The Overseas Funds Regime (OFR), which came into effect for new schemes from September 2024, will greatly simplify fund sales into the UK, particularly for Irish and Luxembourg domiciled funds, says Julian Mayo, head Of business development, Universal Investment. 

Though Post-Brexit, it has become more difficult for asset management firms in the UK to do business in Europe, and vice versa.

Under the new regulation, funds granted OFR approval “can be promoted in the same way as an authorised collective investment scheme established in the UK”, according to the FCA.

From our clients’ perspective, mainly asset management boutiques who access the European fund market via UCITS funds, for the first time since Brexit, when they are looking at the UK/Europe, they are looking at something akin to a single market. In light of market movements, many UK investors are looking globally for opportunities, making the opportunity under the OFR ever more attractive for asset managers across the globe.

For funds established before the end of 2020, funds marketed in the UK could continue to be sold here under the Temporary Marketing Permissions Regime (TMPR). However, for a fund set up after the start of 2021, for it to be distributed to retail investors in the UK by a foreign asset manager, it needed to be approved under Section 272 of the Financial Services and Markets Act 2000. Only a small number of funds went through this complicated and costly process, whereby asset managers were only able to apply for Section 272 recognition after the fund had been set up, often leaving firms without a solution for their clients for months. It was an expensive and timing-consuming process many asset managers didn’t have the bandwidth to go through.

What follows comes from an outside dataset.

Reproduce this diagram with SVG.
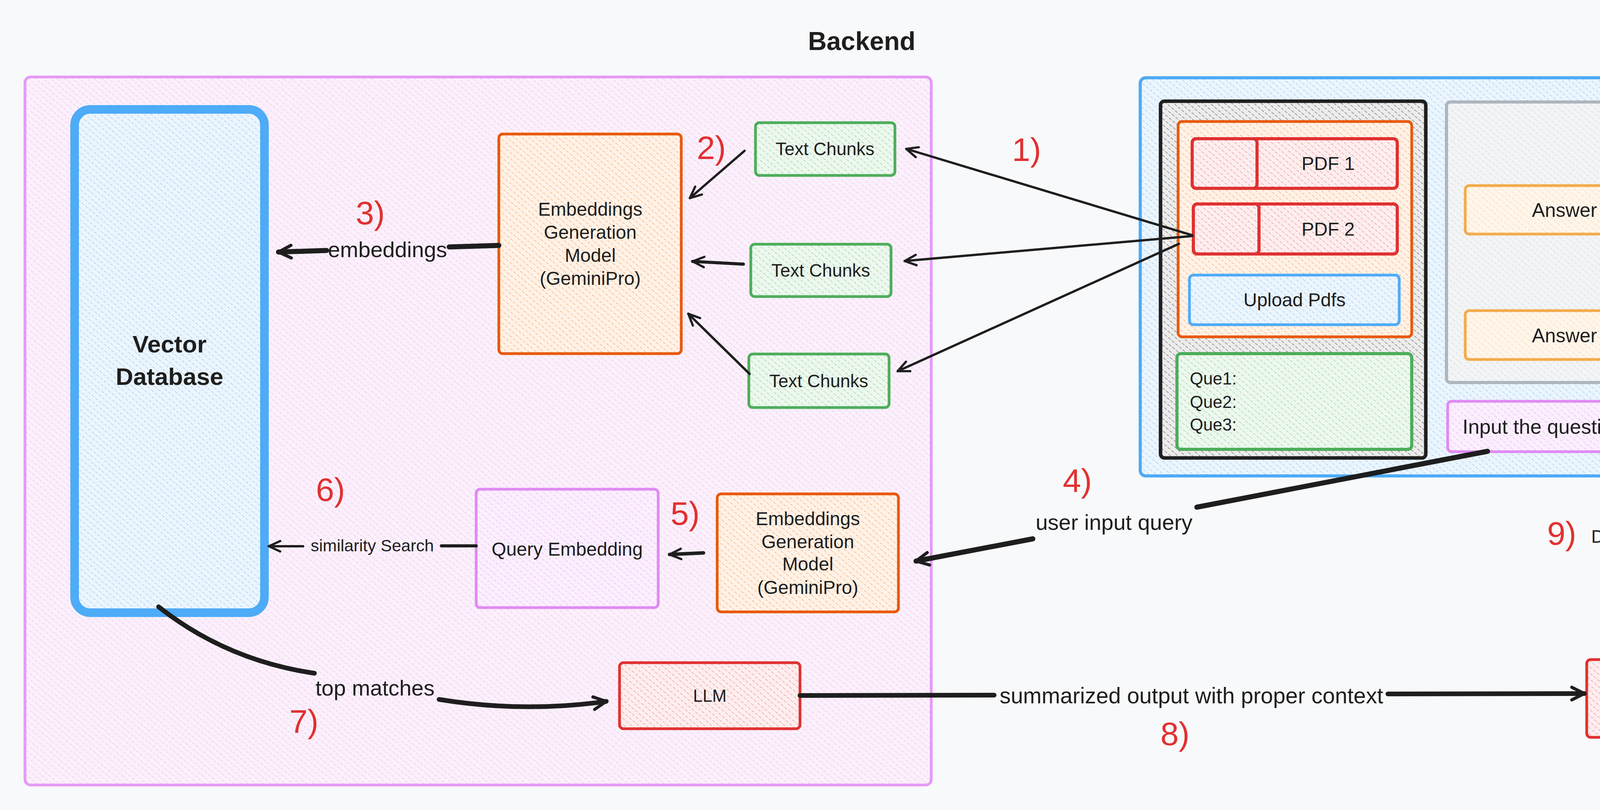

In addition, Section 272 didn’t account for the fact that a number of UK asset managers established in the past 30 years have a single range of UCITS products (Lux or IRE), but don’t have a domestic product, such as an OEIC. Boutique asset managers based in the UK with a range of funds, or a single umbrella with underlying funds, suddenly couldn’t do business in their own market, which is absurd. For many UK managers with a UCITS product, most assets are raised in the UK, even though they are LUX or IRE vehicles and can be sold anywhere. That was the situation until this announcement.

With the end of the TMPR and the introduction of the OFR, the landscape is much improved. For new funds, managers can set up one fund which they can sell around world.

We foresee that the OFR will benefit asset management firms, consumers, and the UK economy alike:

• first, asset managers can simplify their business models by offering one suite of products rather than two, creating economies of scale and accessing a larger asset pool. Any resulting cost savings will likely be passed on to both shareholders and customers;

• second, the regime will give consumers more choice. Many international asset managers sat on their hands post-Brexit to implement growth plans that involved Europe. Before Brexit, asset managers from North America and Asia Pacific with expansion plans for Europe had included the UK in these plans: it is the second-largest fund market after Germany, and for many, the language and cultural links make the UK a natural place to do business. That model was then blown out of the water. With the OFR, they can think about the business model again which will benefit consumers; and

• third, the UK economy is set to benefit in several ways, as the regime will lead to high value-add, fee-paying jobs linked to distribution and other critical areas.

Due to the challenges posed by Brexit, there’s been a period of non-hiring in the UK in favour of financial centres in the EU. The UK may now bolster its pre-eminence as the factory of investment management in Europe: at the same time, international asset managers domiciled in the US or Asia, for example, will more likely look to establish a local salesforce in the UK again, now that they can sell their UCITS funds here.

We’re finally getting closer to where we were before. Granted, the transition from TMPR to OFR will take time. Funds’ applications will be staggered over a two-year period which ends in September 2026. However, when this is finished, managers can effectively set up one fund which they can sell in the UK, in the rest of Europe, and in dozens of other countries around the world.

With the FCA committing to prompt implementation and supporting applications through the process, this should give asset management firms greater confidence with their growth plans.